**SOURCE MATERIAL**.
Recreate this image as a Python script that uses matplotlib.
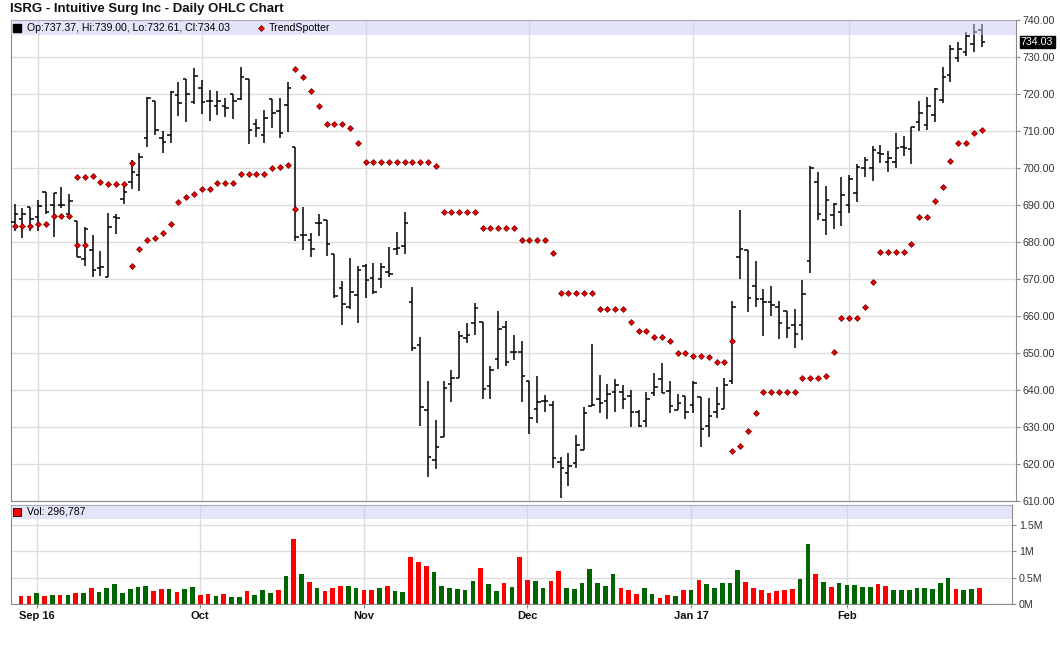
import matplotlib
matplotlib.use('Agg')
import matplotlib.pyplot as plt
import numpy as np
import pandas as pd

plt.rcParams['font.family'] = ['Liberation Sans', 'DejaVu Sans']

# daily OHLC, Aug 29 2016 .. Feb 27 2017
opens = [685.4, 686.2, 689.4, 686.7, 693.4, 690.0, 690.0, 687.7, 685.8, 675.4,
         677.8, 672.9, 670.6, 686.8, 691.6, 696.1, 698.1, 708.0, 718.1, 708.0,
         708.9, 719.7, 724.1, 717.9, 721.5, 718.2, 716.8, 716.8, 720.0, 718.6,
         724.1, 711.8, 708.9, 718.6, 715.5, 717.0, 705.8, 681.9, 680.5, 685.2,
         685.9, 676.7, 667.5, 662.5, 665.7, 673.5, 670.4, 670.0, 671.8, 678.0,
         678.9, 663.7, 652.2, 634.6, 621.1, 627.2, 641.5, 643.2, 654.1, 658.2,
         658.5, 641.1, 648.4, 657.1, 650.2, 650.2, 642.5, 634.9, 637.1, 635.9,
         620.6, 617.7, 620.4, 623.8, 635.8, 637.6, 637.0, 639.5, 639.4, 638.4,
         634.0, 631.6, 639.3, 643.0, 639.8, 634.6, 638.4, 636.0, 638.2, 630.3,
         634.0, 635.0, 642.3, 675.9, 677.8, 668.1, 664.6, 663.7, 662.3, 661.4,
         657.6, 657.6, 674.9, 696.1, 685.9, 687.3, 688.0, 690.0, 693.2, 700.1,
         699.9, 704.1, 701.5, 701.7, 705.8, 705.1, 712.3, 711.6, 714.3, 718.4,
         725.1, 729.8, 731.3, 733.4, 737.37]
highs = [690.2, 689.1, 689.4, 691.4, 693.4, 693.2, 695.0, 693.0, 685.8, 684.0,
         681.9, 677.7, 687.9, 687.7, 695.9, 702.2, 704.0, 719.3, 718.1, 710.0,
         720.8, 723.2, 724.1, 727.1, 723.8, 721.1, 720.8, 718.8, 720.0, 727.3,
         724.1, 713.2, 715.7, 718.6, 719.0, 723.3, 705.8, 689.4, 682.3, 687.6,
         685.9, 676.7, 669.5, 675.8, 673.6, 674.0, 674.4, 674.4, 678.6, 682.8,
         688.0, 667.9, 654.4, 642.3, 631.9, 642.3, 645.4, 656.0, 658.2, 663.6,
         658.5, 646.5, 661.4, 658.6, 654.9, 653.2, 642.5, 643.8, 638.6, 637.1,
         621.8, 623.1, 627.8, 635.3, 652.3, 644.1, 641.6, 643.0, 641.4, 640.0,
         634.6, 639.5, 644.7, 647.4, 642.5, 638.9, 638.4, 642.3, 638.2, 637.9,
         640.9, 643.2, 664.1, 688.6, 677.8, 674.9, 667.3, 668.1, 664.1, 661.4,
         661.9, 669.7, 700.5, 698.8, 695.1, 690.5, 697.7, 698.1, 701.0, 703.1,
         705.9, 706.2, 704.7, 709.4, 708.6, 711.2, 718.2, 719.1, 721.5, 727.2,
         733.2, 734.0, 736.7, 738.9, 739.00]
lows = [683.1, 681.2, 683.1, 683.1, 687.6, 681.4, 689.1, 686.2, 675.9, 673.6,
        670.6, 670.9, 670.5, 682.1, 690.3, 694.3, 693.9, 705.8, 708.9, 704.0,
        706.8, 714.1, 712.3, 717.2, 714.6, 712.8, 714.3, 713.9, 713.2, 718.4,
        706.4, 708.5, 706.8, 710.7, 708.0, 709.8, 680.4, 677.8, 675.9, 681.7,
        676.3, 665.0, 657.7, 661.8, 658.2, 665.0, 665.9, 667.7, 670.5, 676.5,
        676.8, 650.6, 630.4, 616.6, 618.6, 627.2, 636.8, 643.2, 652.6, 654.9,
        637.5, 637.5, 645.6, 646.5, 648.1, 636.7, 628.0, 631.0, 634.1, 618.8,
        610.7, 614.1, 618.8, 623.8, 635.7, 633.9, 632.1, 634.0, 635.0, 629.9,
        629.9, 629.9, 638.5, 639.3, 633.7, 634.6, 632.1, 633.7, 624.5, 627.4,
        632.3, 635.0, 641.5, 669.9, 661.0, 662.5, 654.7, 660.1, 653.8, 654.1,
        651.4, 653.5, 671.7, 685.9, 681.9, 683.5, 684.4, 687.9, 690.9, 697.7,
        696.6, 701.4, 699.0, 700.1, 703.3, 701.0, 710.1, 710.3, 712.5, 717.5,
        723.3, 728.6, 730.4, 731.3, 732.61]
closes = [687.6, 687.6, 686.2, 689.8, 688.2, 693.2, 690.0, 691.1, 676.0, 683.5,
          672.3, 673.2, 684.1, 686.4, 693.4, 698.8, 703.1, 718.8, 710.3, 707.1,
          720.6, 717.7, 720.0, 724.9, 717.9, 718.2, 718.2, 716.1, 718.2, 724.5,
          710.3, 710.7, 713.4, 714.8, 709.4, 721.5, 681.4, 681.9, 678.0, 685.2,
          679.5, 665.5, 663.2, 666.4, 672.3, 669.7, 666.4, 673.2, 671.3, 678.3,
          685.2, 651.3, 635.3, 622.0, 624.7, 640.5, 643.2, 654.6, 654.9, 662.1,
          640.2, 645.4, 656.5, 647.7, 650.2, 643.8, 632.5, 636.8, 637.1, 621.7,
          618.8, 619.5, 625.1, 633.7, 636.0, 636.4, 638.9, 641.4, 637.7, 634.0,
          630.3, 637.6, 640.9, 639.3, 635.7, 636.4, 634.0, 642.0, 629.5, 633.0,
          636.2, 641.4, 662.3, 678.0, 665.0, 664.6, 663.7, 663.0, 658.0, 656.7,
          655.1, 665.9, 699.9, 687.6, 691.4, 690.2, 692.7, 696.9, 700.4, 702.2,
          704.9, 703.8, 702.8, 705.3, 705.5, 711.0, 715.0, 716.8, 721.4, 724.5,
          732.1, 732.1, 735.7, 736.7, 734.03]

# TrendSpotter dots (some days carry two dots where the signal flips)
ts_x = (list(range(0, 10)) + list(range(8, 16)) + list(range(15, 37))
        + list(range(36, 93)) + list(range(92, 125)))
ts_y = [684.2, 684.2, 684.2, 684.8, 684.8, 686.9, 686.9, 686.9, 679.1, 679.1,
        697.5, 697.5, 697.8, 696.1, 695.6, 695.6, 695.6, 701.3,
        673.6, 678.0, 680.5, 681.2, 682.3, 685.0, 690.7, 692.1, 692.9, 694.2,
        694.2, 695.9, 695.9, 695.9, 698.3, 698.3, 698.3, 698.3, 700.1, 700.3,
        700.7, 688.8,
        726.7, 724.5, 720.7, 716.7, 711.8, 711.8, 711.8, 710.7, 706.7,
        701.5, 701.5, 701.5, 701.5, 701.5, 701.5, 701.5, 701.5, 701.5, 700.5,
        688.0, 688.0, 688.0, 688.0, 688.0, 683.7, 683.7, 683.7, 683.7, 683.7,
        680.5, 680.5, 680.5, 680.5, 676.9, 666.1, 666.1, 666.1, 666.1, 666.1,
        661.8, 661.8, 661.8, 661.8, 658.3, 655.9, 655.9, 654.2, 654.2, 653.2,
        649.9, 649.9, 649.1, 649.1, 648.8, 647.7, 647.7, 653.2,
        623.4, 624.8, 628.8, 633.7, 639.4, 639.4, 639.4, 639.4, 639.4,
        643.2, 643.2, 643.2, 643.7, 650.2, 659.4, 659.4, 659.4, 662.3, 669.1,
        677.2, 677.2, 677.2, 677.2, 679.4, 686.7, 686.7, 691.0, 694.8, 701.8,
        706.7, 706.8, 709.4, 710.2]

# volume (thousands) for days 1..124, and up/down colouring
volumes = [151, 151, 208, 151, 170, 170, 170, 208, 208, 302,
           226, 302, 377, 208, 283, 321, 340, 245, 283, 283,
           226, 283, 321, 170, 189, 151, 189, 132, 132, 245,
           170, 264, 208, 264, 528, 1226, 566, 415, 302, 245,
           302, 340, 340, 302, 264, 264, 302, 340, 245, 226,
           887, 792, 717, 604, 340, 302, 283, 264, 434, 679,
           377, 245, 396, 321, 887, 453, 434, 302, 434, 623,
           302, 283, 396, 660, 396, 340, 566, 302, 264, 189,
           302, 189, 113, 170, 151, 264, 264, 453, 377, 302,
           396, 396, 642, 415, 302, 264, 208, 245, 264, 283,
           472, 1132, 566, 415, 321, 396, 358, 358, 321, 321,
           377, 340, 264, 264, 264, 302, 302, 283, 396, 491,
           283, 264, 283, 302]
vol_dir = ("rrgrgrgrgr" "gggggggrrg" "rggrrgrggr" "gggrgrgrgr" "rrggrrgrgg"
           "rrrggggggr" "ggrgrrggrr" "gggggggrrr" "ggrrgrgrgg" "gggrrrrrrr"
           "ggrgrggggg" "rrgggggggg" "rggr")
last_volume = 296787

holidays = ['2016-09-05', '2016-11-24', '2016-12-26', '2017-01-02',
            '2017-01-16', '2017-02-20']
dates = pd.bdate_range('2016-08-29', '2017-02-27', freq='C', holidays=holidays)

W, H = 1060, 645
fig = plt.figure(figsize=(W / 100, H / 100), dpi=100)


def box(l, t, r, b):
    return [l / W, 1 - b / H, (r - l) / W, (b - t) / H]


ax = fig.add_axes(box(11, 20, 1016, 501))
axv = fig.add_axes(box(11, 505, 1012, 604))

grid_c = '#dcdcdc'
spine_c = '#8a8a8a'
band_c = (205 / 255, 205 / 255, 245 / 255)
dot = dict(marker='D', ms=3.0, mfc='#e60000', mec='#700000', mew=0.5)

month_idx = [i for i in range(1, len(dates)) if dates[i].month != dates[i - 1].month]
month_lab = [dates[i].strftime('%b %y') if (k == 0 or dates[i].month == 1)
             else dates[i].strftime('%b') for k, i in enumerate(month_idx)]

# ---- price panel
x = np.arange(len(opens))
ax.vlines(x, lows, highs, color='black', lw=1.1, zorder=3)
ax.hlines(opens, x - 0.45, x, color='black', lw=1.1, zorder=3)
ax.hlines(closes, x, x + 0.45, color='black', lw=1.1, zorder=3)
ax.plot(ts_x, ts_y, ls='none', zorder=4, **dot)

ax.set_xlim(-0.47, 128.4)
ax.set_ylim(610, 740)
ax.axhspan(735.9, 740, color=band_c, alpha=0.5, lw=0, zorder=5)

yt = np.arange(610, 741, 10)
ax.set_yticks(yt)
ax.set_yticklabels([f'{v:.2f}' for v in yt])
ax.yaxis.tick_right()
ax.tick_params(axis='y', length=3, width=0.8, pad=2, labelsize=7.7,
               color=spine_c, labelcolor='#333333')
ax.set_xticks(month_idx)
ax.tick_params(axis='x', length=0, labelbottom=False)
ax.grid(color=grid_c, lw=1)
ax.set_axisbelow(True)
for s in ax.spines.values():
    s.set_color(spine_c)

ax.plot([6 / 1005], [1 - 8 / 481], 's', ms=6, color='black',
        transform=ax.transAxes, clip_on=False, zorder=6)
ax.text(16 / 1005, 1 - 8 / 481,
        f'Op:{opens[-1]:.2f}, Hi:{highs[-1]:.2f}, Lo:{lows[-1]:.2f}, Cl:{closes[-1]:.2f}',
        transform=ax.transAxes, fontsize=7.6, va='center', ha='left', zorder=6)
ax.plot([250 / 1005], [1 - 8 / 481], transform=ax.transAxes, clip_on=False,
        zorder=6, **dot)
ax.text(258 / 1005, 1 - 8 / 481, 'TrendSpotter', transform=ax.transAxes,
        fontsize=7.6, va='center', ha='left', zorder=6)

ax.annotate(f'{closes[-1]:.2f}', xy=(1, closes[-1]), xycoords=('axes fraction', 'data'),
            xytext=(3.5, 0), textcoords='offset points', va='center', ha='left',
            fontsize=7.7, color='white',
            bbox=dict(boxstyle='square,pad=0.12', fc='black', ec='black'))

fig.text(10 / W, 1 - 9 / H, 'ISRG - Intuitive Surg Inc - Daily OHLC Chart',
         fontsize=9.5, fontweight='bold', va='center', ha='left', color='#111111')

# ---- volume panel
vx = np.arange(1, len(volumes) + 1)
vcol = ['#ff0000' if c == 'r' else '#006400' for c in vol_dir]
axv.bar(vx, volumes, width=0.6, color=vcol, zorder=3)
axv.set_xlim(-0.3, 128.2)
axv.set_ylim(0, 1868)
axv.axhspan(1604, 1868, color=band_c, alpha=0.5, lw=0, zorder=5)
axv.set_yticks([0, 500, 1000, 1500])
axv.set_yticklabels(['0M', '0.5M', '1M', '1.5M'])
axv.yaxis.tick_right()
axv.tick_params(axis='y', length=3, width=0.8, pad=2, labelsize=7.7,
                color=spine_c, labelcolor='#333333')
axv.set_xticks(month_idx)
axv.set_xticklabels(month_lab, fontweight='bold', fontsize=8, color='#111111')
axv.tick_params(axis='x', length=3, width=0.8, pad=2, color=spine_c)
axv.grid(color=grid_c, lw=1)
axv.set_axisbelow(True)
for s in axv.spines.values():
    s.set_color(spine_c)

axv.plot([6 / 1001], [1 - 7 / 99], 's', ms=6, mfc='#ff0000', mec='black', mew=0.6,
         transform=axv.transAxes, clip_on=False, zorder=6)
axv.text(16 / 1001, 1 - 7 / 99, f'Vol: {last_volume:,}',
         transform=axv.transAxes, fontsize=7.6, va='center', ha='left', zorder=6)

fig.savefig('out.png', dpi=100, facecolor='white')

**GOAL**.
Leave out the pictures, then repeat the listing above exactly from its first line to the line with "plt.rcParams['font.family'] = ['Liberation", inclusive.

**ANSWER TO THE TASK**.
Recreate this image as a Python script that uses matplotlib.
import matplotlib
matplotlib.use('Agg')
import matplotlib.pyplot as plt
import numpy as np
import pandas as pd

plt.rcParams['font.family'] = ['Liberation Sans', 'DejaVu Sans']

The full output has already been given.